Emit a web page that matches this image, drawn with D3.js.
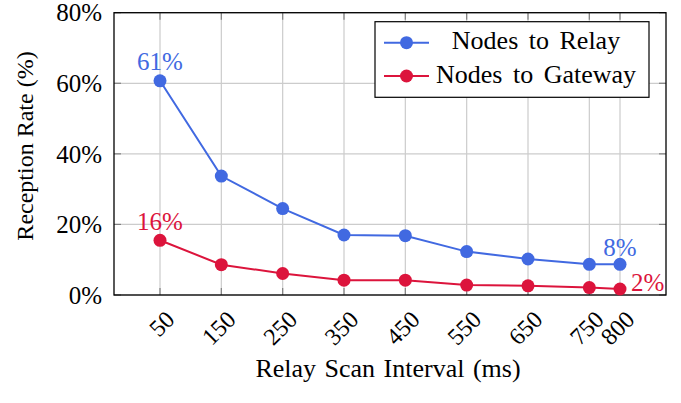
<!DOCTYPE html>
<html>
<head>
<meta charset="utf-8">
<script src="https://cdn.jsdelivr.net/npm/d3@7"></script>
<style>
  body { margin: 0; background: #fff; }
  text { font-family: "Liberation Serif", "DejaVu Serif", serif; }
</style>
</head>
<body>
<svg id="chart" width="681" height="403"></svg>
<script>
// data
const intervals = [50, 150, 250, 350, 450, 550, 650, 750, 800];
const relayRate = [60.7, 33.7, 24.5, 17.0, 16.8, 12.3, 10.2, 8.7, 8.7];
const gatewayRate = [15.5, 8.6, 6.1, 4.2, 4.2, 2.8, 2.6, 2.1, 1.7];
const yTicks = [0, 20, 40, 60, 80];
const seriesNames = ['Nodes to Relay', 'Nodes to Gateway'];
const seriesColors = ['#4169E1', '#DC143C'];
// annotation texts as printed on the chart (first and last point of each series)
const relayLabels = ['61%', '8%'];
const gatewayLabels = ['16%', '2%'];

const plotLeft = 114, plotRight = 666, plotTop = 12.7, plotBottom = 295;
const fontSize = 24;

var svg = d3.select('#chart');

var x = d3.scaleLinear().domain([-25, 875]).range([plotLeft, plotRight]);
var y = d3.scaleLinear().domain([0, 80]).range([plotBottom, plotTop]);

// grid
var grid = svg.append('g');
grid.selectAll('.gx').data(intervals).enter().append('line')
    .attr('x1', d => x(d)).attr('x2', d => x(d))
    .attr('y1', plotTop).attr('y2', plotBottom)
    .attr('stroke', '#cccccc').attr('stroke-width', 1.2);
grid.selectAll('.gy').data(yTicks).enter().append('line')
    .attr('x1', plotLeft).attr('x2', plotRight)
    .attr('y1', d => y(d)).attr('y2', d => y(d))
    .attr('stroke', '#cccccc').attr('stroke-width', 1.2);

// inward tick marks
const tl = 7;
var ticks = svg.append('g').attr('stroke', '#808080').attr('stroke-width', 1.2);
intervals.forEach(d => {
    ticks.append('line').attr('x1', x(d)).attr('x2', x(d)).attr('y1', plotBottom).attr('y2', plotBottom - tl);
    ticks.append('line').attr('x1', x(d)).attr('x2', x(d)).attr('y1', plotTop).attr('y2', plotTop + tl);
});
yTicks.forEach(d => {
    ticks.append('line').attr('x1', plotLeft).attr('x2', plotLeft + tl).attr('y1', y(d)).attr('y2', y(d));
    ticks.append('line').attr('x1', plotRight).attr('x2', plotRight - tl).attr('y1', y(d)).attr('y2', y(d));
});

// frame
svg.append('rect')
    .attr('x', plotLeft).attr('y', plotTop)
    .attr('width', plotRight - plotLeft).attr('height', plotBottom - plotTop)
    .attr('fill', 'none').attr('stroke', '#000').attr('stroke-width', 1.3);

// y tick labels
svg.append('g').selectAll('text').data(yTicks).enter().append('text')
    .attr('x', plotLeft - 12).attr('y', d => y(d))
    .attr('dy', '0.35em')
    .attr('text-anchor', 'end')
    .attr('font-size', 25)
    .text(d => d + '%');

// x tick labels, rotated
svg.append('g').selectAll('text').data(intervals).enter().append('text')
    .attr('transform', d => 'translate(' + (x(d) + 10) + ',' + 315 + ') rotate(-45)')
    .attr('dy', '0.35em')
    .attr('text-anchor', 'end')
    .attr('font-size', fontSize)
    .text(d => d);

// axis titles
svg.append('text')
    .attr('x', (plotLeft + plotRight) / 2 - 2).attr('y', 377)
    .attr('text-anchor', 'middle')
    .attr('font-size', 26)
    .attr('word-spacing', 2)
    .text('Relay Scan Interval (ms)');
svg.append('text')
    .attr('transform', 'translate(33,146) rotate(-90)')
    .attr('text-anchor', 'middle')
    .attr('font-size', fontSize)
    .text('Reception Rate (%)');

// series
const allSeries = [relayRate, gatewayRate];
var line = d3.line().x((d, i) => x(intervals[i])).y(d => y(d));
allSeries.forEach((vals, s) => {
    svg.append('path').datum(vals)
        .attr('d', line)
        .attr('fill', 'none')
        .attr('stroke', seriesColors[s])
        .attr('stroke-width', 2);
    svg.append('g').selectAll('circle').data(vals).enter().append('circle')
        .attr('cx', (d, i) => x(intervals[i]))
        .attr('cy', d => y(d))
        .attr('r', 6.5)
        .attr('fill', seriesColors[s]);
});

// value labels on first and last points
const first = 0, last = intervals.length - 1;
function label(s, i, txt, dx, dy, anchor) {
    svg.append('text')
        .attr('x', x(intervals[i]) + dx)
        .attr('y', y(allSeries[s][i]) + dy)
        .attr('text-anchor', anchor)
        .attr('font-size', 25)
        .attr('fill', seriesColors[s])
        .text(txt);
}
label(0, first, relayLabels[0], 0, -11, 'middle');
label(1, first, gatewayLabels[0], 0, -10, 'middle');
label(0, last, relayLabels[1], 0, -8, 'middle');
label(1, last, gatewayLabels[1], 11, 2, 'start');

// legend
var lg = svg.append('g');
lg.append('rect')
    .attr('x', 375).attr('y', 21.7).attr('width', 274).attr('height', 75.6)
    .attr('fill', '#fff').attr('stroke', '#000').attr('stroke-width', 1.2);
seriesNames.forEach((name, s) => {
    const ry = 42.7 + s * 33.3;
    lg.append('line').attr('x1', 384).attr('x2', 429).attr('y1', ry).attr('y2', ry)
        .attr('stroke', seriesColors[s]).attr('stroke-width', 2);
    lg.append('circle').attr('cx', 406.5).attr('cy', ry).attr('r', 6.5).attr('fill', seriesColors[s]);
    lg.append('text')
        .attr('x', 536).attr('y', ry + 6.6)
        .attr('text-anchor', 'middle')
        .attr('font-size', 26)
        .attr('word-spacing', 4)
        .text(name);
});
</script>
</body>
</html>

GOAL >> From the first line above to the line containing "d3.scaleLinear().domain([0, 80]).range([plotBottom, plotTop]);", repeat each line exactly. Pictures stay out.

SOLUTION >>
Emit a web page that matches this image, drawn with D3.js.
<!DOCTYPE html>
<html>
<head>
<meta charset="utf-8">
<script src="https://cdn.jsdelivr.net/npm/d3@7"></script>
<style>
  body { margin: 0; background: #fff; }
  text { font-family: "Liberation Serif", "DejaVu Serif", serif; }
</style>
</head>
<body>
<svg id="chart" width="681" height="403"></svg>
<script>
// data
const intervals = [50, 150, 250, 350, 450, 550, 650, 750, 800];
const relayRate = [60.7, 33.7, 24.5, 17.0, 16.8, 12.3, 10.2, 8.7, 8.7];
const gatewayRate = [15.5, 8.6, 6.1, 4.2, 4.2, 2.8, 2.6, 2.1, 1.7];
const yTicks = [0, 20, 40, 60, 80];
const seriesNames = ['Nodes to Relay', 'Nodes to Gateway'];
const seriesColors = ['#4169E1', '#DC143C'];
// annotation texts as printed on the chart (first and last point of each series)
const relayLabels = ['61%', '8%'];
const gatewayLabels = ['16%', '2%'];

const plotLeft = 114, plotRight = 666, plotTop = 12.7, plotBottom = 295;
const fontSize = 24;

var svg = d3.select('#chart');

var x = d3.scaleLinear().domain([-25, 875]).range([plotLeft, plotRight]);
var y = d3.scaleLinear().domain([0, 80]).range([plotBottom, plotTop]);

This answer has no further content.